**DATASET SECTION:**

◇ ◇ ◇

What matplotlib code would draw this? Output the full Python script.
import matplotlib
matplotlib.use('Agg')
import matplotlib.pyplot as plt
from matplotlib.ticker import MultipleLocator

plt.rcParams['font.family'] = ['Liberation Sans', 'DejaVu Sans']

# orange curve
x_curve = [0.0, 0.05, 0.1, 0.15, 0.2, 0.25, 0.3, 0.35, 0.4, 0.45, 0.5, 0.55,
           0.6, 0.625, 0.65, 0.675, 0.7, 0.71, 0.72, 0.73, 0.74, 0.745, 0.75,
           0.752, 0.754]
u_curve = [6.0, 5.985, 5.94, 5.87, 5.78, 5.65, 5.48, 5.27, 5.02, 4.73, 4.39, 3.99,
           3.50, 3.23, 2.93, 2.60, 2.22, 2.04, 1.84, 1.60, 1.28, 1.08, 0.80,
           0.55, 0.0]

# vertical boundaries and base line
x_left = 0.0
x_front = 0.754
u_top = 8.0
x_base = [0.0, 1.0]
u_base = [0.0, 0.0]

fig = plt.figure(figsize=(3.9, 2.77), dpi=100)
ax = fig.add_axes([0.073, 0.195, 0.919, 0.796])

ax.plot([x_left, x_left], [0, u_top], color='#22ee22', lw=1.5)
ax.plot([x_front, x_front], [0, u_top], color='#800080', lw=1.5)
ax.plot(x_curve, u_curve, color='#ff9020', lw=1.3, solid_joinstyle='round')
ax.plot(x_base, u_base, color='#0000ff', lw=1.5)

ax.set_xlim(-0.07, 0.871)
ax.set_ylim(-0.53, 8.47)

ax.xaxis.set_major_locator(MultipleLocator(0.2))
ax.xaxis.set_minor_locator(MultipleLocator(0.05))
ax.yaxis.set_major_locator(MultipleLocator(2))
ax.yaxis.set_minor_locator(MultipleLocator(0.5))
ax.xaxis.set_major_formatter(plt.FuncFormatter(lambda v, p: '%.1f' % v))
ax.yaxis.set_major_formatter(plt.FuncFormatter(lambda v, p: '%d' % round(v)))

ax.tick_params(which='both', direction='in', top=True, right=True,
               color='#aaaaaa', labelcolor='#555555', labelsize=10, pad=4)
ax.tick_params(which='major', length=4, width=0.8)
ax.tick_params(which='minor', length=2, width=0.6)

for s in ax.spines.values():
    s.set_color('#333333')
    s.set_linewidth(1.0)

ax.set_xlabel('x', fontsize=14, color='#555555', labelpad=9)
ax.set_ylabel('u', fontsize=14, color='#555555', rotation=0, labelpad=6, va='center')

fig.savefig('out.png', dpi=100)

◇ ◇ ◇

**TASK STATEMENT:** Using the material above, quote the first line and each line after it, stopping at and including the line that holds "u_base = [0.0, 0.0]".

**RESPONSE BELOW:**
What matplotlib code would draw this? Output the full Python script.
import matplotlib
matplotlib.use('Agg')
import matplotlib.pyplot as plt
from matplotlib.ticker import MultipleLocator

plt.rcParams['font.family'] = ['Liberation Sans', 'DejaVu Sans']

# orange curve
x_curve = [0.0, 0.05, 0.1, 0.15, 0.2, 0.25, 0.3, 0.35, 0.4, 0.45, 0.5, 0.55,
           0.6, 0.625, 0.65, 0.675, 0.7, 0.71, 0.72, 0.73, 0.74, 0.745, 0.75,
           0.752, 0.754]
u_curve = [6.0, 5.985, 5.94, 5.87, 5.78, 5.65, 5.48, 5.27, 5.02, 4.73, 4.39, 3.99,
           3.50, 3.23, 2.93, 2.60, 2.22, 2.04, 1.84, 1.60, 1.28, 1.08, 0.80,
           0.55, 0.0]

# vertical boundaries and base line
x_left = 0.0
x_front = 0.754
u_top = 8.0
x_base = [0.0, 1.0]
u_base = [0.0, 0.0]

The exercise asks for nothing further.